■ **What is expected**:
Exactly the lines from the line containing "Write a Python" through the line containing "plt.rcParams['font.family'] = ['Lato', 'DejaVu" are to be echoed, with both included and pictures left out.

■ **Recorded data**:
— START —
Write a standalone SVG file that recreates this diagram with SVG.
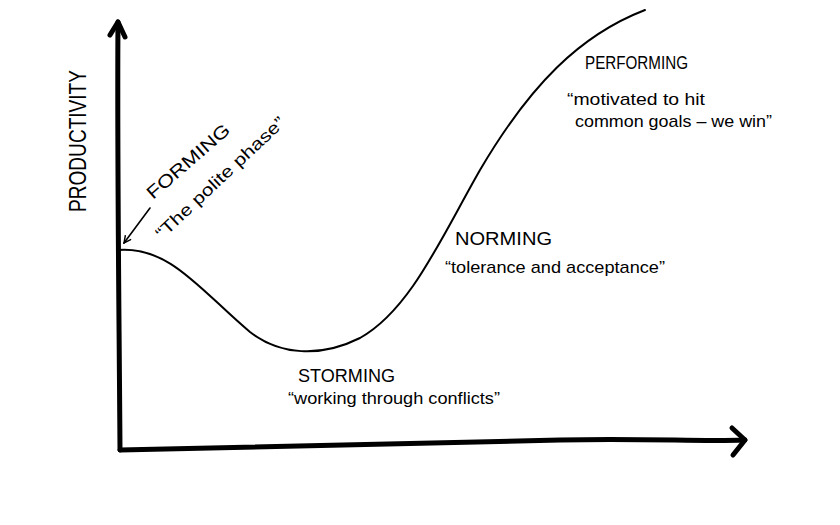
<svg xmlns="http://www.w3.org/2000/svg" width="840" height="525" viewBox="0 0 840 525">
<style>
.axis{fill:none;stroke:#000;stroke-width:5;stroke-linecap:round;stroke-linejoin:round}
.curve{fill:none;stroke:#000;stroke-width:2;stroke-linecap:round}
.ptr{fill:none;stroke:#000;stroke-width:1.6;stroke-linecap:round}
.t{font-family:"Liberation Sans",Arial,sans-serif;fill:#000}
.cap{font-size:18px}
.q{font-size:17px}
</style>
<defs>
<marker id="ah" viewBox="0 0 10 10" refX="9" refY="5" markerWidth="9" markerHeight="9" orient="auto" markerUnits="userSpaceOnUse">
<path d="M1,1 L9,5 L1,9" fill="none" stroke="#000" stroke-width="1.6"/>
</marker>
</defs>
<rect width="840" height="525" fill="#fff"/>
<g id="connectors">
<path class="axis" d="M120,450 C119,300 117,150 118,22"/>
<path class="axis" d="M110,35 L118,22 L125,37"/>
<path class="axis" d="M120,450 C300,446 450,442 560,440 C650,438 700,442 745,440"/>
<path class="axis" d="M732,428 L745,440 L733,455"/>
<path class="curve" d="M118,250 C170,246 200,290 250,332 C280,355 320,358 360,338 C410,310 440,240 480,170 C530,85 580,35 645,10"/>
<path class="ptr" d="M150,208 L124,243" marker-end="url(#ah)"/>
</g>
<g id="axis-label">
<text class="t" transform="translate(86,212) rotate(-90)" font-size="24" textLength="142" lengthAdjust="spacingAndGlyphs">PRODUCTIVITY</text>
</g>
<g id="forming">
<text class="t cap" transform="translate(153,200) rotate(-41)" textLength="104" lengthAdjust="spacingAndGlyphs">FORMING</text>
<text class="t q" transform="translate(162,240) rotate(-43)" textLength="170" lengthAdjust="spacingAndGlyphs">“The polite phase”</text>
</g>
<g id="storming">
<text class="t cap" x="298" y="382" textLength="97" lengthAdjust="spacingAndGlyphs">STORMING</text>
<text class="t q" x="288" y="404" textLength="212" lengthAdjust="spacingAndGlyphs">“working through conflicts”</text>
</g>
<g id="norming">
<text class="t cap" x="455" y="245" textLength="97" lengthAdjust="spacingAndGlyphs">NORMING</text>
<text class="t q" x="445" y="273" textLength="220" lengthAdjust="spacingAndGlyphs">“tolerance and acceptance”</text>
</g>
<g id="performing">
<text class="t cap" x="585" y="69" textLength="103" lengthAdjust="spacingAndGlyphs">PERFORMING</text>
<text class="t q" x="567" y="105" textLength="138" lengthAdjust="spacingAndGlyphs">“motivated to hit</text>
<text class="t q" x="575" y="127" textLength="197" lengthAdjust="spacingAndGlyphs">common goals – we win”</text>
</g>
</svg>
— END —
— START —
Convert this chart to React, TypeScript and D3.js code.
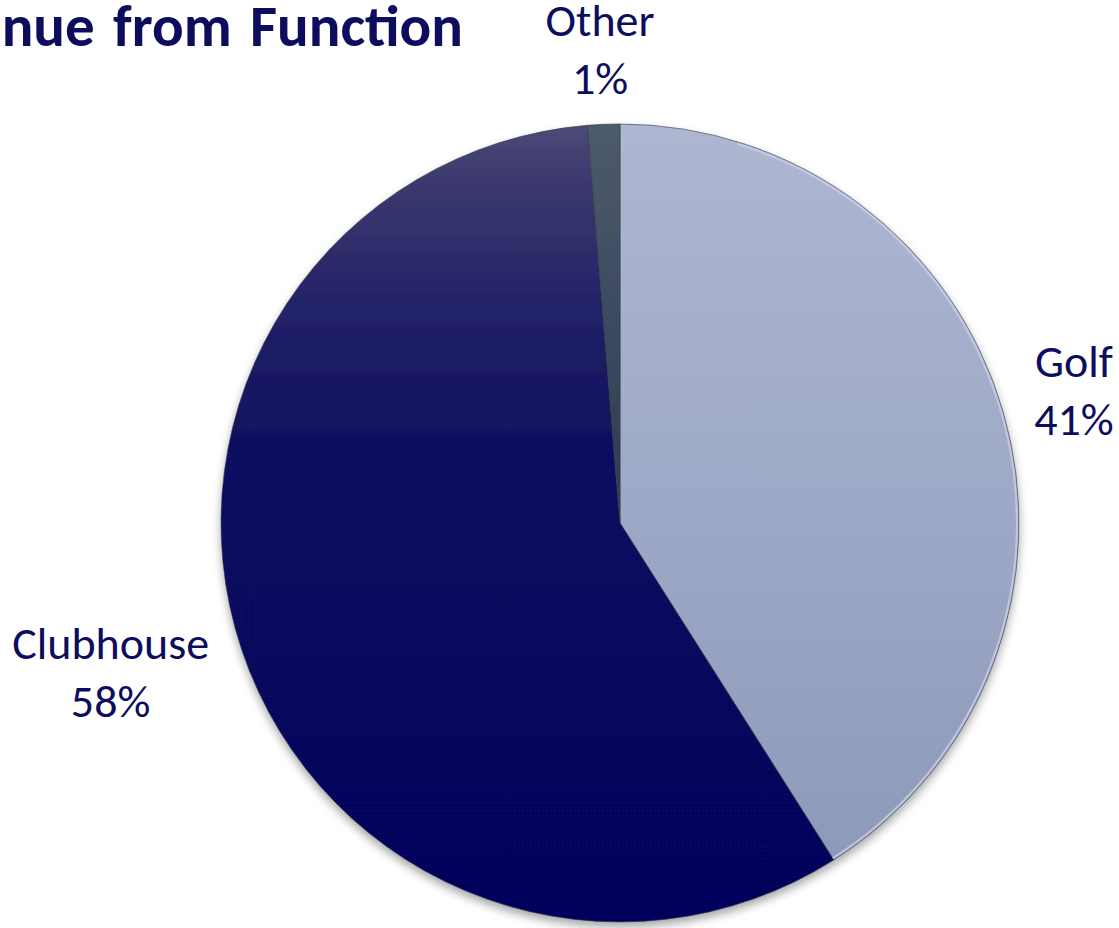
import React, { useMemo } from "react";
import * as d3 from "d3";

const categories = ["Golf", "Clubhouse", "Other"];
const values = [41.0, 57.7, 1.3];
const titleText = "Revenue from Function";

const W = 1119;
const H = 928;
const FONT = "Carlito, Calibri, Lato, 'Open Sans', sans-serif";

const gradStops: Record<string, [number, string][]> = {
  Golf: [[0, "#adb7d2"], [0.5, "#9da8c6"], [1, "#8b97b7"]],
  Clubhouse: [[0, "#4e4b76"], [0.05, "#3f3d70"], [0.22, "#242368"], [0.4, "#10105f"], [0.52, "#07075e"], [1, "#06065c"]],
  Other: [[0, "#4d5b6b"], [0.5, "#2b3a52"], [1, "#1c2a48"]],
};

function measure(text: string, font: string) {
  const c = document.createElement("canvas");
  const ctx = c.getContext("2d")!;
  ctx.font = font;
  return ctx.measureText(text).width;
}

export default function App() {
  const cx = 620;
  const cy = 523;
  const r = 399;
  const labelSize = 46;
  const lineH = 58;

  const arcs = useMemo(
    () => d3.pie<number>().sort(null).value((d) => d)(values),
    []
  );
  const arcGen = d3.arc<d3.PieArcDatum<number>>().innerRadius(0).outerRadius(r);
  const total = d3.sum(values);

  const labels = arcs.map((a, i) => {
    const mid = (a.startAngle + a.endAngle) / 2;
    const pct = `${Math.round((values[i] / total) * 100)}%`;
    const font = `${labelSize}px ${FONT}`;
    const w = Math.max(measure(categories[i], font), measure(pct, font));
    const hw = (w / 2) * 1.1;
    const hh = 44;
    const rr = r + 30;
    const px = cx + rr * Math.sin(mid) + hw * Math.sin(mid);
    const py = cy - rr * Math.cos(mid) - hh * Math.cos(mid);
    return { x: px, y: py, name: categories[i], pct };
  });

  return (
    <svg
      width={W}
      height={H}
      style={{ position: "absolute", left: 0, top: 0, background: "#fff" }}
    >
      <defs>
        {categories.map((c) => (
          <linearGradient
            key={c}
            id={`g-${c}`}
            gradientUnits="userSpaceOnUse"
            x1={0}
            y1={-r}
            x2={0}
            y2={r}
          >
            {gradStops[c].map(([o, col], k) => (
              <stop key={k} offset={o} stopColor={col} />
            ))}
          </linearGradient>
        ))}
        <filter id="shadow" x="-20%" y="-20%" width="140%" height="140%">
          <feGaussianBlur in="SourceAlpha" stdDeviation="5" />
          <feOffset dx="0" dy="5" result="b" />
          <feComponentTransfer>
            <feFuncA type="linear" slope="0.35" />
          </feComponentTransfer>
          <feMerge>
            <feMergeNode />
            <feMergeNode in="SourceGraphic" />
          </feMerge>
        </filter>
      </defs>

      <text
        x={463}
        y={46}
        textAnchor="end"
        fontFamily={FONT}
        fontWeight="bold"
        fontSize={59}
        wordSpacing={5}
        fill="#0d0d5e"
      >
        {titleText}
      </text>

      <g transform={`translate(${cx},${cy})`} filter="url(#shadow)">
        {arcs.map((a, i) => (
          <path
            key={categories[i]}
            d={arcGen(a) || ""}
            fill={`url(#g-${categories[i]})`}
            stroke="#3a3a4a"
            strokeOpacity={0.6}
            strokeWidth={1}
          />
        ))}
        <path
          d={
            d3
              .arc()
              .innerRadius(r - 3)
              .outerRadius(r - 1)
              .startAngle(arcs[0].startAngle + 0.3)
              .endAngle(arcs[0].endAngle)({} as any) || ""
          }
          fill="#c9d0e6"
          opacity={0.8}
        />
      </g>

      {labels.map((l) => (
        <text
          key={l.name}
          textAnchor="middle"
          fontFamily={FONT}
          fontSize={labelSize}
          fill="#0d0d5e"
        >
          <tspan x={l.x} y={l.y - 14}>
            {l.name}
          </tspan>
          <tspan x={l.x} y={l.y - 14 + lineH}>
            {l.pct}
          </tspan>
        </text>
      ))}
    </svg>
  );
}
— END —
— START —
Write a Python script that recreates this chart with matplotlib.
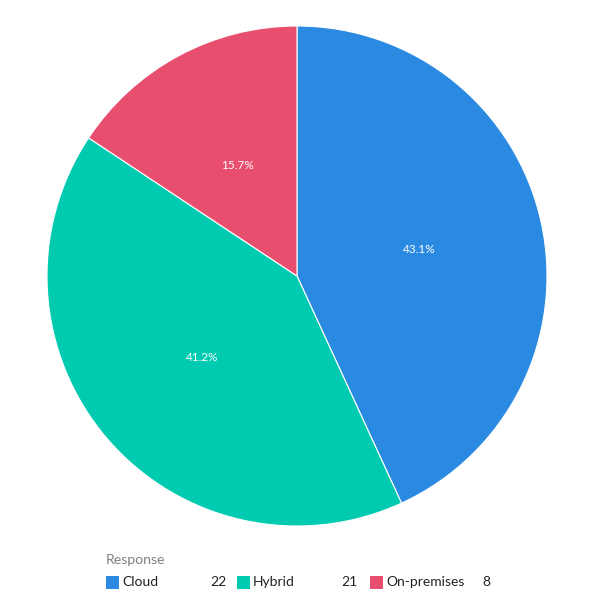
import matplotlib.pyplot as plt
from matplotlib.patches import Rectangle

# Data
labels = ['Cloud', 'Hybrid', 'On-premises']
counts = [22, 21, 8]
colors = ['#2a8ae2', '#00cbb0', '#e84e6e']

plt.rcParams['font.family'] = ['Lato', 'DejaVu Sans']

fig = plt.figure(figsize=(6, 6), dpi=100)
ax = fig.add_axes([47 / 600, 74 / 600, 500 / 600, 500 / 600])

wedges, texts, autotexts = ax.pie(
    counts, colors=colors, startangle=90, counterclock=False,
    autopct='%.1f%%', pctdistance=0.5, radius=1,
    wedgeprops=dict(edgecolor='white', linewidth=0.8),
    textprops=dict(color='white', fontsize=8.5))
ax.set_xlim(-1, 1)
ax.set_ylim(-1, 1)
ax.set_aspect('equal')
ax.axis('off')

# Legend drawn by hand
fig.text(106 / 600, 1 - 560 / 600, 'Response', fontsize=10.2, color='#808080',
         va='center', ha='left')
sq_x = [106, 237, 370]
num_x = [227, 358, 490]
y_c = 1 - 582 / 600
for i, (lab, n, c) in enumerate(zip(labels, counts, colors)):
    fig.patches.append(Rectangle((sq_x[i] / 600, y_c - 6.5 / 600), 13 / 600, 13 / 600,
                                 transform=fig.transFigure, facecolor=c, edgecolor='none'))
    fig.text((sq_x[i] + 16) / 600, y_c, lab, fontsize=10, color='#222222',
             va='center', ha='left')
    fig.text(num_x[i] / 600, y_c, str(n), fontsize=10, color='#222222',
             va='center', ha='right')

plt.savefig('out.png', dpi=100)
— END —
■ **Exercise solution**:
Write a Python script that recreates this chart with matplotlib.
import matplotlib.pyplot as plt
from matplotlib.patches import Rectangle

# Data
labels = ['Cloud', 'Hybrid', 'On-premises']
counts = [22, 21, 8]
colors = ['#2a8ae2', '#00cbb0', '#e84e6e']

plt.rcParams['font.family'] = ['Lato', 'DejaVu Sans']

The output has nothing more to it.